• _Job_
Return each line of the data below verbatim; pictures are to be left out.

• _Stored data_

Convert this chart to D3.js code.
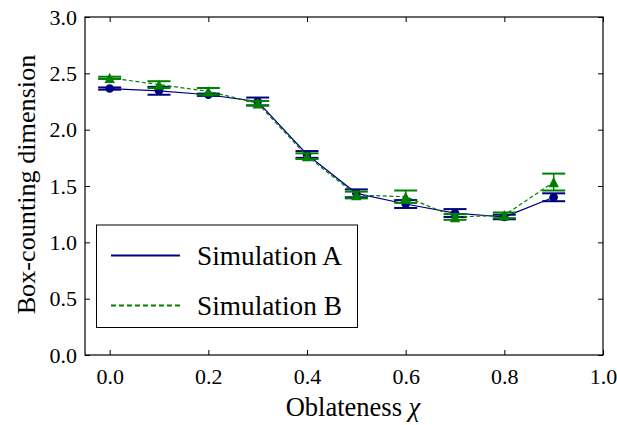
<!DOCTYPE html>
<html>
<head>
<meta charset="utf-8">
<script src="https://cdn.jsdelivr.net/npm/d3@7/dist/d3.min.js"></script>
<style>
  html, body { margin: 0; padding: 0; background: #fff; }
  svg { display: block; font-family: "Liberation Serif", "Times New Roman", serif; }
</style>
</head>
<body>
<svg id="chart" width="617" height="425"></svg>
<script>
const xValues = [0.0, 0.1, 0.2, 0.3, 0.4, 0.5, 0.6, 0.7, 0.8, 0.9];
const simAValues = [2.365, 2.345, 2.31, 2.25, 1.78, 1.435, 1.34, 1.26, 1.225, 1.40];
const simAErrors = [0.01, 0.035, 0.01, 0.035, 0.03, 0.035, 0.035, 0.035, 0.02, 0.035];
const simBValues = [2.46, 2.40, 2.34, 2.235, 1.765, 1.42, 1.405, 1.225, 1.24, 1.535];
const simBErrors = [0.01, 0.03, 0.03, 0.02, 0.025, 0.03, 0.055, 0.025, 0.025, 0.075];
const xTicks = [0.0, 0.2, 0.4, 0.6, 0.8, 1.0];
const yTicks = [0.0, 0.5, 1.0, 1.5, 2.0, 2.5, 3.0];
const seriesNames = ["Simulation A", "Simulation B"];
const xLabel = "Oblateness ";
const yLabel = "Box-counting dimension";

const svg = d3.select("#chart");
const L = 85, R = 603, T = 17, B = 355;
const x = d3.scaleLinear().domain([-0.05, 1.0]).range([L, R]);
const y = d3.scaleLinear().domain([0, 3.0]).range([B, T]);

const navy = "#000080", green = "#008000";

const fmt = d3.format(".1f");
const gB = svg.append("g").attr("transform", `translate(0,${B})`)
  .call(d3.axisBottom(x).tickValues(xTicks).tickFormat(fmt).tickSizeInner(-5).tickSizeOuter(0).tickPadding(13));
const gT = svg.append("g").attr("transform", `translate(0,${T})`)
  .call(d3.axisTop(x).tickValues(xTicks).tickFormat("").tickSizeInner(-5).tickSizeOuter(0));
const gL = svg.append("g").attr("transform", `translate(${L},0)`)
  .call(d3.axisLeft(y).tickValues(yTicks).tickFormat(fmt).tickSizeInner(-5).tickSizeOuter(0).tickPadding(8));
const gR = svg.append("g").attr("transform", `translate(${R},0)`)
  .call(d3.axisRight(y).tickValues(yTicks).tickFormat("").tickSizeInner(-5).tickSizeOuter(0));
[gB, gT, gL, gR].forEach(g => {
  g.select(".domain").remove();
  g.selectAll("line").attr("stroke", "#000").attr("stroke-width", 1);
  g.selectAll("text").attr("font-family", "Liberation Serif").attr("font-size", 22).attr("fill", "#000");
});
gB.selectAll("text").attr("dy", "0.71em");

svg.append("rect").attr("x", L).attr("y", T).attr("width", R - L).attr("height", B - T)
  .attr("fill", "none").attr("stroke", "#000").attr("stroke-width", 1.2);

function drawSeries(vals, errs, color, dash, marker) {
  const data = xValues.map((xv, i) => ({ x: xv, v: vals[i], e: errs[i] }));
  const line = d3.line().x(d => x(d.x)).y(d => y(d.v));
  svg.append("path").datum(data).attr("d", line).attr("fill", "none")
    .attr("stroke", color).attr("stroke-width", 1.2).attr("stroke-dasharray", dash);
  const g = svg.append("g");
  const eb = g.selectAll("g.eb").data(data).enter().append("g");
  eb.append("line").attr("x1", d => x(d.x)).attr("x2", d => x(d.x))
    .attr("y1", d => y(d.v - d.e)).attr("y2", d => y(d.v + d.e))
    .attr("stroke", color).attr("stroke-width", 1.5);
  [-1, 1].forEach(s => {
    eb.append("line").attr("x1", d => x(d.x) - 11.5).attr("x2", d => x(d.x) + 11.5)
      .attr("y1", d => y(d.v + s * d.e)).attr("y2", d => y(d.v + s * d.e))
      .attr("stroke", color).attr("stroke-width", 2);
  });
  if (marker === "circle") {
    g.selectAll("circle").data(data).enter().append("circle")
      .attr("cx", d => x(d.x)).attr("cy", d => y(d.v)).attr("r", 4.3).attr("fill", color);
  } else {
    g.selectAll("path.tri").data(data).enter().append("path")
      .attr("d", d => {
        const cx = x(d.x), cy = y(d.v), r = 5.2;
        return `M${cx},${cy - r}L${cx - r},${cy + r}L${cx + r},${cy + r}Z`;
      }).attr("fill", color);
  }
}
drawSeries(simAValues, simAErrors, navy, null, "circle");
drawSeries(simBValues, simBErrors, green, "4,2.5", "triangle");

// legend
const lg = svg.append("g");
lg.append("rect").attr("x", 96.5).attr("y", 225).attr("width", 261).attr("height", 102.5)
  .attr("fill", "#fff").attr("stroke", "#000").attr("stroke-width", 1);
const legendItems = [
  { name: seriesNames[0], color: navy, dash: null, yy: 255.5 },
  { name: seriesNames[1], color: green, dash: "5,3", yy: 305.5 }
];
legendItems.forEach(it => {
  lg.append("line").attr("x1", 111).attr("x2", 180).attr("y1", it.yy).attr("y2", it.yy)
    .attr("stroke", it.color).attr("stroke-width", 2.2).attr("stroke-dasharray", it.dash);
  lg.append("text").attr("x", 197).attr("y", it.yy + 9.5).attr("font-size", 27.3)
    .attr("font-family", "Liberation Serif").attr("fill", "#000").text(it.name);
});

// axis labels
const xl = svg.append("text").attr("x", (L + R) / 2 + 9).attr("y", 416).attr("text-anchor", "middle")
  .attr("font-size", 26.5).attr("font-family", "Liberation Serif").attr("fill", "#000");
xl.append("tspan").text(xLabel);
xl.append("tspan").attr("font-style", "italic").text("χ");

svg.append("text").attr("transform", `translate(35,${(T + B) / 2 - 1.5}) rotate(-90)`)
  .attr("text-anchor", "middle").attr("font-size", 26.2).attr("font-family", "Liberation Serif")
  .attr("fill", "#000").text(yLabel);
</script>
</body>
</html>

• _Complete answer_
Convert this chart to D3.js code.
<!DOCTYPE html>
<html>
<head>
<meta charset="utf-8">
<script src="https://cdn.jsdelivr.net/npm/d3@7/dist/d3.min.js"></script>
<style>
  html, body { margin: 0; padding: 0; background: #fff; }
  svg { display: block; font-family: "Liberation Serif", "Times New Roman", serif; }
</style>
</head>
<body>
<svg id="chart" width="617" height="425"></svg>
<script>
const xValues = [0.0, 0.1, 0.2, 0.3, 0.4, 0.5, 0.6, 0.7, 0.8, 0.9];
const simAValues = [2.365, 2.345, 2.31, 2.25, 1.78, 1.435, 1.34, 1.26, 1.225, 1.40];
const simAErrors = [0.01, 0.035, 0.01, 0.035, 0.03, 0.035, 0.035, 0.035, 0.02, 0.035];
const simBValues = [2.46, 2.40, 2.34, 2.235, 1.765, 1.42, 1.405, 1.225, 1.24, 1.535];
const simBErrors = [0.01, 0.03, 0.03, 0.02, 0.025, 0.03, 0.055, 0.025, 0.025, 0.075];
const xTicks = [0.0, 0.2, 0.4, 0.6, 0.8, 1.0];
const yTicks = [0.0, 0.5, 1.0, 1.5, 2.0, 2.5, 3.0];
const seriesNames = ["Simulation A", "Simulation B"];
const xLabel = "Oblateness ";
const yLabel = "Box-counting dimension";

const svg = d3.select("#chart");
const L = 85, R = 603, T = 17, B = 355;
const x = d3.scaleLinear().domain([-0.05, 1.0]).range([L, R]);
const y = d3.scaleLinear().domain([0, 3.0]).range([B, T]);

const navy = "#000080", green = "#008000";

const fmt = d3.format(".1f");
const gB = svg.append("g").attr("transform", `translate(0,${B})`)
  .call(d3.axisBottom(x).tickValues(xTicks).tickFormat(fmt).tickSizeInner(-5).tickSizeOuter(0).tickPadding(13));
const gT = svg.append("g").attr("transform", `translate(0,${T})`)
  .call(d3.axisTop(x).tickValues(xTicks).tickFormat("").tickSizeInner(-5).tickSizeOuter(0));
const gL = svg.append("g").attr("transform", `translate(${L},0)`)
  .call(d3.axisLeft(y).tickValues(yTicks).tickFormat(fmt).tickSizeInner(-5).tickSizeOuter(0).tickPadding(8));
const gR = svg.append("g").attr("transform", `translate(${R},0)`)
  .call(d3.axisRight(y).tickValues(yTicks).tickFormat("").tickSizeInner(-5).tickSizeOuter(0));
[gB, gT, gL, gR].forEach(g => {
  g.select(".domain").remove();
  g.selectAll("line").attr("stroke", "#000").attr("stroke-width", 1);
  g.selectAll("text").attr("font-family", "Liberation Serif").attr("font-size", 22).attr("fill", "#000");
});
gB.selectAll("text").attr("dy", "0.71em");

svg.append("rect").attr("x", L).attr("y", T).attr("width", R - L).attr("height", B - T)
  .attr("fill", "none").attr("stroke", "#000").attr("stroke-width", 1.2);

function drawSeries(vals, errs, color, dash, marker) {
  const data = xValues.map((xv, i) => ({ x: xv, v: vals[i], e: errs[i] }));
  const line = d3.line().x(d => x(d.x)).y(d => y(d.v));
  svg.append("path").datum(data).attr("d", line).attr("fill", "none")
    .attr("stroke", color).attr("stroke-width", 1.2).attr("stroke-dasharray", dash);
  const g = svg.append("g");
  const eb = g.selectAll("g.eb").data(data).enter().append("g");
  eb.append("line").attr("x1", d => x(d.x)).attr("x2", d => x(d.x))
    .attr("y1", d => y(d.v - d.e)).attr("y2", d => y(d.v + d.e))
    .attr("stroke", color).attr("stroke-width", 1.5);
  [-1, 1].forEach(s => {
    eb.append("line").attr("x1", d => x(d.x) - 11.5).attr("x2", d => x(d.x) + 11.5)
      .attr("y1", d => y(d.v + s * d.e)).attr("y2", d => y(d.v + s * d.e))
      .attr("stroke", color).attr("stroke-width", 2);
  });
  if (marker === "circle") {
    g.selectAll("circle").data(data).enter().append("circle")
      .attr("cx", d => x(d.x)).attr("cy", d => y(d.v)).attr("r", 4.3).attr("fill", color);
  } else {
    g.selectAll("path.tri").data(data).enter().append("path")
      .attr("d", d => {
        const cx = x(d.x), cy = y(d.v), r = 5.2;
        return `M${cx},${cy - r}L${cx - r},${cy + r}L${cx + r},${cy + r}Z`;
      }).attr("fill", color);
  }
}
drawSeries(simAValues, simAErrors, navy, null, "circle");
drawSeries(simBValues, simBErrors, green, "4,2.5", "triangle");

// legend
const lg = svg.append("g");
lg.append("rect").attr("x", 96.5).attr("y", 225).attr("width", 261).attr("height", 102.5)
  .attr("fill", "#fff").attr("stroke", "#000").attr("stroke-width", 1);
const legendItems = [
  { name: seriesNames[0], color: navy, dash: null, yy: 255.5 },
  { name: seriesNames[1], color: green, dash: "5,3", yy: 305.5 }
];
legendItems.forEach(it => {
  lg.append("line").attr("x1", 111).attr("x2", 180).attr("y1", it.yy).attr("y2", it.yy)
    .attr("stroke", it.color).attr("stroke-width", 2.2).attr("stroke-dasharray", it.dash);
  lg.append("text").attr("x", 197).attr("y", it.yy + 9.5).attr("font-size", 27.3)
    .attr("font-family", "Liberation Serif").attr("fill", "#000").text(it.name);
});

// axis labels
const xl = svg.append("text").attr("x", (L + R) / 2 + 9).attr("y", 416).attr("text-anchor", "middle")
  .attr("font-size", 26.5).attr("font-family", "Liberation Serif").attr("fill", "#000");
xl.append("tspan").text(xLabel);
xl.append("tspan").attr("font-style", "italic").text("χ");

svg.append("text").attr("transform", `translate(35,${(T + B) / 2 - 1.5}) rotate(-90)`)
  .attr("text-anchor", "middle").attr("font-size", 26.2).attr("font-family", "Liberation Serif")
  .attr("fill", "#000").text(yLabel);
</script>
</body>
</html>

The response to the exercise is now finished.